Economics is Broken, she says
Now, I am definitely not an expert in economics, but I am very well-trained in listening to politicians, economists and the media talk to us about economics. And the metrics they feed us, the ones that they use as a proxy for the success of an economy, are all growth-related. Mainly is GDP, and that’s not good.
One of the pillars of modern economics, the axiom that has been defining public policy and political economy for decades, is economic growth. The theory goes that the growth of a country’s economy is what improves people’s life. Moreover, on the path to growth, inequalities, emission, pollution, and a whole plethora of bad phenomena will get worse, before they can eventually get better once Growth has run its course (see the Kuznets curve).
I am sure that some kind of intelligent debate must be going on in economic circles around the theme of growth. Pardon my hubris, but I’ll say what I think nevertheless, or at least what I got from the book.
GDP is a shitty metric. I cringe every time I see some tv news channel abuse our intelligence with it. I feel demoralized every time a prediction of an increase in GDP of 0.3% instead of 0.2% makes people more comfortable. An increase in domestic product might easily become unnoticeable if bad policies are put in place. Pure economic growth is, by default, very weakly aligned with any good metric on quality of life, happiness, poverty, sustainability.
I don’t know if we need smarted economists, or simply more ethical ones, but I definitely know that we need better metrics for success, and they need to be actually aligned with our long-term goals as humanity.

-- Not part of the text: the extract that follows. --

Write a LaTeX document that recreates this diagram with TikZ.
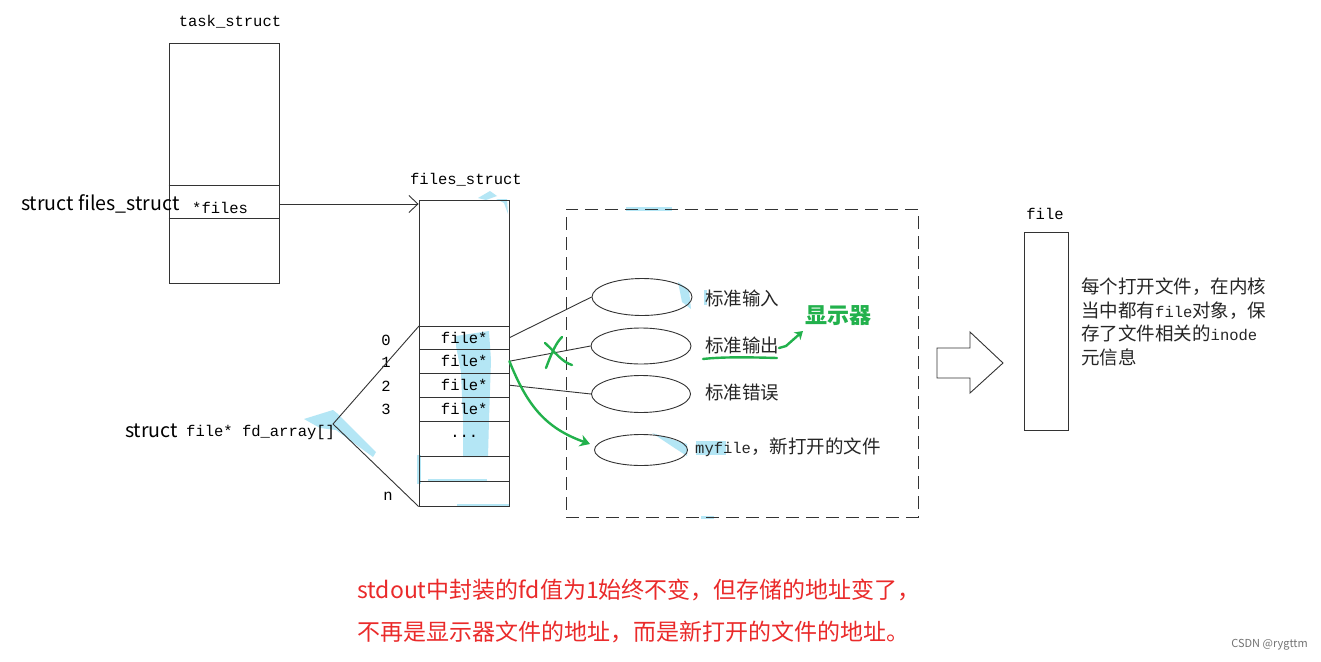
\documentclass[tikz,border=0pt]{standalone}
\usepackage{fontspec}
\newfontfamily\cjk{Noto Sans CJK SC}
\newfontfamily\mono{Liberation Mono}
\usetikzlibrary{arrows.meta,shapes.geometric}
\definecolor{pgreen}{HTML}{22B14C}
\definecolor{hl}{HTML}{B4E6F5}
\definecolor{pred}{HTML}{EA2A2A}
\definecolor{ln}{HTML}{333333}
\tikzset{
  box/.style={draw=ln, line width=0.9pt, inner sep=0pt},
  row/.style={inner sep=0pt, minimum width=90pt, anchor=north west},
  lbl/.style={inner sep=0pt, font=\mono\fontsize{15.5}{15.5}\selectfont, text=black},
  cn/.style={inner sep=0pt, font=\cjk\fontsize{18.5}{18.5}\selectfont, text=black!85},
  oval/.style={ellipse, draw=ln, line width=0.9pt, inner sep=0pt},
  conn/.style={draw=ln, line width=0.9pt},
  gpen/.style={draw=pgreen, line width=2.4pt, line cap=round, line join=round},
  hil/.style={fill=hl, draw=none}
}
\begin{document}
\begin{tikzpicture}[x=1pt,y=-1pt]
\useasboundingbox[fill=white] (0,0) rectangle (1321,661);

% light blue highlight marks
\fill[hl] (456,336) -- (489,331) -- (491,360) -- (489,420) -- (488,457) -- (463,457) -- (463,420) -- (461,372) -- (456,346) -- cycle;
\fill[hl] (478,198) -- (490,191) -- (497,196) -- (486,200) -- cycle;
\fill[hl] (496,199) -- (507,199) -- (508,214) -- (504,203) -- cycle;
\fill[hl] (304,419) -- (333,410) -- (338,414) -- (376,452) -- (373,457) -- (336,430) -- (320,428) -- cycle;
\fill[hl] (417,455) -- (421,455) -- (421,484) -- (417,484) -- cycle;
\fill[hl] (428,479) -- (487,479) -- (487,482) -- (428,482) -- cycle;
\fill[hl] (457,504) -- (510,504) -- (510,507) -- (457,507) -- cycle;
\fill[hl] (678,282) -- (689,290) -- (691,309) -- (682,302) -- cycle;
\fill[hl] (704,290) -- (707,290) -- (707,305) -- (704,305) -- cycle;
\fill[hl] (652,433) -- (687,444) -- (687,456) -- (673,447) -- cycle;
\fill[hl] (696,441) -- (726,441) -- (726,455) -- (696,455) -- cycle;
\fill[hl] (626,207) -- (672,207) -- (672,211) -- (626,211) -- cycle;
\fill[hl] (701,516) -- (714,516) -- (714,519) -- (701,519) -- cycle;

% task_struct
\node[lbl] (tlabel) at (230,22) {task\_struct};
\node[box, minimum width=110pt, minimum height=240pt] (task) at (224,163) {};
\draw[conn] (task.west |- 0,185) -- (task.east |- 0,185);
\draw[conn] (task.west |- 0,218) -- (task.east |- 0,218);
\node[lbl, anchor=west] (files) at (192,208) {*files};
\node[inner sep=0pt, anchor=west, font=\cjk\fontsize{19.6}{19.6}\selectfont] (sfs) at (21,204) {struct files\_struct};
\coordinate (pstart) at (task.east |- 0,204);

% files_struct
\node[lbl] (flabel) at (466,180) {files\_struct};
\node[box, minimum width=90pt, minimum height=306pt] (fs) at (464,353) {};
\node[row, minimum height=23pt] (r0) at (419,326) {};
\node[row, minimum height=24pt] (r1) at (419,349) {};
\node[row, minimum height=24pt] (r2) at (419,373) {};
\node[row, minimum height=24pt] (r3) at (419,397) {};
\node[row, minimum height=35pt] (r4) at (419,421) {};
\node[row, minimum height=25pt] (r5) at (419,456) {};
\node[row, minimum height=25pt] (r6) at (419,481) {};
\foreach \r in {r0,r1,r2,r3,r4,r5,r6}{\draw[conn] (\r.north west) -- (\r.north east);}
\node[lbl] at (r0.center) {file*};
\node[lbl] at (r1.center) {file*};
\node[lbl] at (r2.center) {file*};
\node[lbl] at (r3.center) {file*};
\node[lbl] at ([yshift=2pt]r4.center) {...};
\draw[conn, -{Straight Barb[length=9pt,width=17pt]}] (pstart) -- (pstart -| fs.west);

% indices
\node[lbl] (i0) at (386,340) {0};
\node[lbl] (i1) at (386,362) {1};
\node[lbl] (i2) at (386,386) {2};
\node[lbl] (i3) at (386,409) {3};
\node[lbl] (in) at (388,496) {n};

% fd_array bracket
\coordinate (v) at (333,424);
\draw[conn] (r0.north west) -- (v) -- (fs.south west);
\node[inner sep=0pt, anchor=west, font=\cjk\fontsize{19.6}{19.6}\selectfont] (fda1) at (125,431) {struct};
\node[lbl, anchor=west] (fda2) at (186,432) {file* fd\_array[]};

% dashed region
\node[draw=ln, line width=0.9pt, dash pattern=on 13pt off 7pt, minimum width=352pt, minimum height=308pt, inner sep=0pt] (db) at (742,363) {};

% ellipses
\node[oval, minimum width=100pt, minimum height=37pt] (e1) at (642,297) {};
\node[oval, minimum width=100pt, minimum height=36pt] (e2) at (641,346) {};
\node[oval, minimum width=99pt, minimum height=37pt] (e3) at (641,394) {};
\node[oval, minimum width=93pt, minimum height=31pt] (e4) at (641,450) {};
\node[cn, anchor=west] (t1) at (705,298) {标准输入};
\node[cn, anchor=west] (t2) at (705,345) {标准输出};
\node[cn, anchor=west] (t3) at (705,392) {标准错误};
\node[inner sep=0pt, anchor=west, text=black!85] (t4) at (695,447) {{\mono\fontsize{15.5}{15.5}\selectfont myfile}{\cjk\fontsize{18.5}{18.5}\selectfont ，新打开的文件}};

\draw[conn] (r0.east) -- (e1.west);
\draw[conn] (r1.east) -- (e2.west);
\draw[conn] (r2.east) -- (e3.west);

% green annotations
\coordinate (g1) at (590,444);
\draw[gpen, -{Stealth[length=10pt,width=12pt]}] (r1.east) .. controls (527,405) and (545,428) .. (g1);
\draw[gpen] (546,368) .. controls (552,352) and (556,343) .. (562,337);
\draw[gpen] (545,343) .. controls (555,352) and (562,362) .. (572,365);
\draw[gpen] (703,359) .. controls (720,357) and (745,357) .. (777,358);
\node[inner sep=0pt, anchor=west, text=pgreen, font=\cjk\bfseries\fontsize{22}{22}\selectfont] (disp) at (805,316) {显示器};
\coordinate (ga) at (779,348);
\draw[gpen, -{Stealth[length=8pt,width=10pt]}] (ga) -- (786,346) -- (803,331);

% file object
\node[lbl] (filelabel) at (1045,214) {file};
\node[box, minimum width=44pt, minimum height=198pt] (fb) at (1046,331) {};
\draw[conn, line join=miter] (937,348) -- (970,348) -- (970,332) -- (1003,363) -- (970,393) -- (970,378) -- (937,378) -- cycle;
\node[cn, anchor=north west, align=left, font=\cjk\fontsize{18.5}{23.5}\selectfont] (desc) at (1081,278) {每个打开文件，在内核\\当中都有{\mono\fontsize{15.5}{15.5}\selectfont file}对象，保\\存了文件相关的{\mono\fontsize{15.5}{15.5}\selectfont inode}\\元信息};

% red note
\node[inner sep=0pt, anchor=west, text=pred, font=\cjk\fontsize{23}{23}\selectfont] (note1) at (357,590) {stdout中封装的fd值为1始终不变，但存储的地址变了，};
\node[inner sep=0pt, anchor=west, text=pred, font=\cjk\fontsize{23}{23}\selectfont] (note2) at (357,632) {不再是显示器文件的地址，而是新打开的文件的地址。};

\node[inner sep=0pt, anchor=east, text=black!55, font=\cjk\fontsize{11}{11}\selectfont] (wm) at (1308,645) {CSDN @rygttm};
\end{tikzpicture}
\end{document}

Infinite growth, finite planet
Some of the points in the book might seem naive. The author acknowledges it, and I do too. They are naive because they are so obvious that almost everyone would agree with them. And yet they seem to be ignored in economic departments, conferences, and international organizations all over the world. As the saying goes, it is difficult to get a man to understand something, when his salary depends upon his not understanding it.
One of these points is: how can manage infinite economic growth with finite resources? I feel embarrassed by the fact that we really need to ask questions such as these in 2020, but here we are. The short answer is that we really can’t, unless we make economies regenerative by default.
What sounds better, however, is becoming growth-agnostic. This must sound insane to someone in the field. But maybe, at times, it is better to take a step back and question one’s assumptions.
We live in a world where growth is said to improve people’s quality of the life. This is a possibility. However, one needs to admit that growth is quite a gross metric, and is not directly linked to desirable outcomes. As a matter of fact, I am sure we can think of many examples of unsustainable, destructive economic growth.
My point is, it really doesn’t have to be this way. Our economics models are based on growth. That’s not the only possibility. That’s not a law of the universe. It might still, in the end, be the best thing we can do. But a good first step is realizing that this concept is not inevitable, and it’s not free from scrutiny.
We can build a thriving, distributive, regenrative economy that is growth-agnostic. We can focus on better metrics, implement better policies, be more regenrative and sustainable, whether we grow or not.
See the Connections
Economy belongs to a world of systems. These systems are different in nature, and in purpose. They are the houseold, the commons, the market, the state, the society, the planet. They continuously interact, counteract, distribute, rigenerate.
They are governed by feedback loops, and the loops spread across systems and work in complicated ways.
Home economics is not a rational, all-knowing actor separated from these systems. It’s integral part of them.
Doughnut economics might help us build new first principles for finding solutions in the messy world we lived it. Maybe give it a read.